Gonzaga Article - The Lawyer Fall/Winter 2002 - 7
E.J. Hunt '80
Milwaukee, Wisconsin
From his early years, E.J. Hunt understood the value of liberty. His parents had emigrated from Ireland where his father had been imprisoned by authorities without trial on suspicion of ties with the Irish Republican Army. His father's experience provided E.J. with a very personal object lesson about the need to protect the rights of individuals - particularly the powerless - against the vast resources and power of the state. This was a lesson that would ultimately shape his personal vision and his professional life.
E.J. Hunt grew up on the South side of Chicago in a poor area called "the back of the yards". As a young man he attended St. Ignatius High - a well-known Jesuit secondary school. Hunt says his Jesuit education with its traditional emphasis on academic excellence and the service of others was an enormously important and positive influence on him. Thirty years after his high school graduation, a grateful Hunt would endow a scholarship for poor and disadvantaged students at his alma mater. He wanted to do his part to ensure that there would be others who would benefit from the same exceptional opportunity he had decades earlier at St. Ignatius. After high school, Hunt continued his education with the Jesuits at Marquette University in Milwaukee. Hunt enjoyed his college experience and his continued association with the Jesuits. Outside the classroom, he played rugby for the school and reveled in the excitement of the glory years of Marquette basketball under the fered endary coach, Al McGuire. After graduating in 1976, Hunt spent a year in Chicago working for a title company and saving his money for graduate school. The following year he began his legal studies. To no one's surprise he did so at another Jesuit institution - Gonzaga.
E.J. Hunt talks in superlatives when describing his time at the Law School. He speaks of the personal attention provided by the faculty, the great camaraderie and life-long friendships he formed with classmates such as Jim Walsh, Jim Kovac and Pam Resnick; and the extraordinary experience he had in the clinic under the tutelage of Professors Wilson, Hartje, McNeil and Critchlow. He also managed time to play rugby with University's club team which elected him "Captain of the Scrum." Rugby, he found, was the perfect antidote to the stress of legal studies.
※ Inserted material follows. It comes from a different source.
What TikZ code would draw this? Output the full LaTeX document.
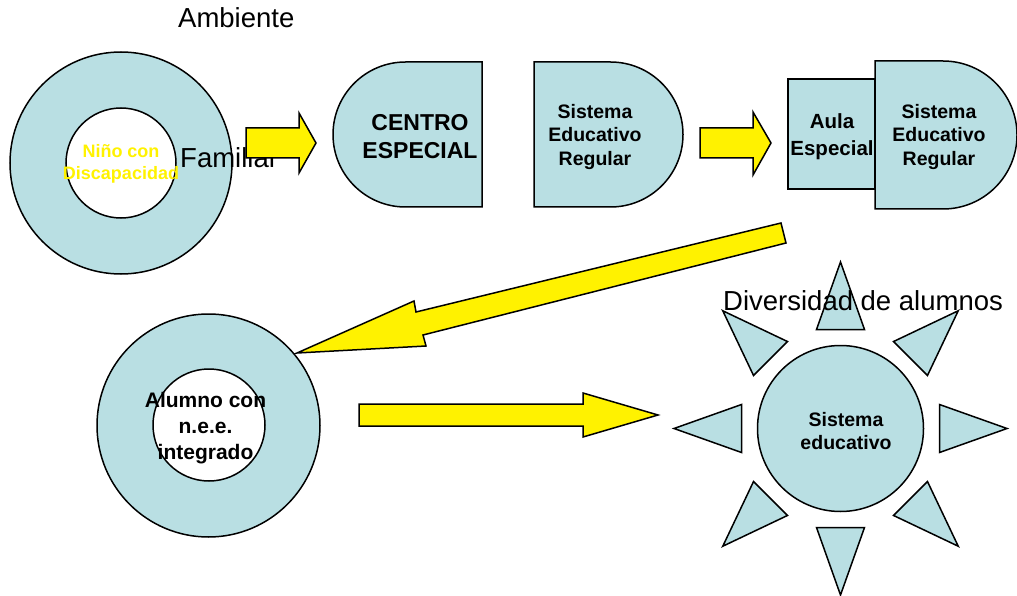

After graduation, Hunt returned to Milwaukee and joined a business litigation firm. While the trial experience was valuable, he longed to get into the type of public service law he experienced at the clinic. He made an inquiry and was hired by a public defender program run by a former clinical law professor who was very familiar with the quality of Gonzaga's clinical program. Hunt spent five years in the office before moving on to teach and supervise in the clinical law program of the University of Wisconsin in Madison. While at Wisconsin he had many opportunities to meet with clinical professors from around the country and to hear in what high regard they held Gonzaga's program.
In 1991 Hunt opened his own private practice in Milwaukee. Today the Hunt Law Group is an "AV" rated firm that specializes in criminal defense trial work and post conviction appeals in both state and Federal Courts. In addition to the firm's main office in Milwaukee, there are satellite offices in Madison and Superior, Wisconsin.
His practice has both privately-retained clients and those who cannot afford to pay for their representation. Hunt has developed a deserved reputation for handling difficult and complex criminal cases. He participated in the longest criminal trial ever held in the United States District Court for the Eastern District of Wisconsin. His client was the only one of 17 defendants to receive a jury acquittal on a substantive RICO charge which would have resulted in a sentence of life in prison without parole. On the appellate side, his work has yielded a number of reported cases - including a 7th Circuit opinion which broke new ground by excluding a confidential informant's out-of-court statement identifying the defendant as the perpetrator.
Hunt is a past president of the Wisconsin Association of Criminal Defense Lawyers; a Lifetime member of the National Associations of Criminal Defense Lawyers; and a member of the Emeritus Panel of the Federal Defenders of the Eastern District of Wisconsin.
He is a frequent presenter at state and national CLE programs on criminal law. He was also selected as the expert legal commentator by Milwaukee's ABC affiliate for their two-week coverage of the highly publicized trial of former Green Bay Packer football star, Mark Chmura.
For many, the emotional trauma of criminal practice takes a significant toll. Hunt acknowledges that he has seen many tragic stories but he is not on the edge of "burnout". He considers his work a real privilege - an opportunity to preserve the liberties we are guaranteed under the constitution and to continue an important tradition of commitment and service - particularly to the poor and disenfranchised. Paraphrasing Clarence Darrow, he says "I have represented both the rich and the poor, but I have never represented the rich against the poor - the powerful against the powerless".
This ideal of service to the most vulnerable is what really animates E.J. Hunt. Criminal practice can be emotionally and physically draining, but as philosopher and psychiatrist Viktor Frankel has said "Man can take any what, any who and any where as long as there is a why.
"E.J. Hunt has found his why" and so he can truthfully say, "I could not think of a better profession to be in or a better type of law to practice."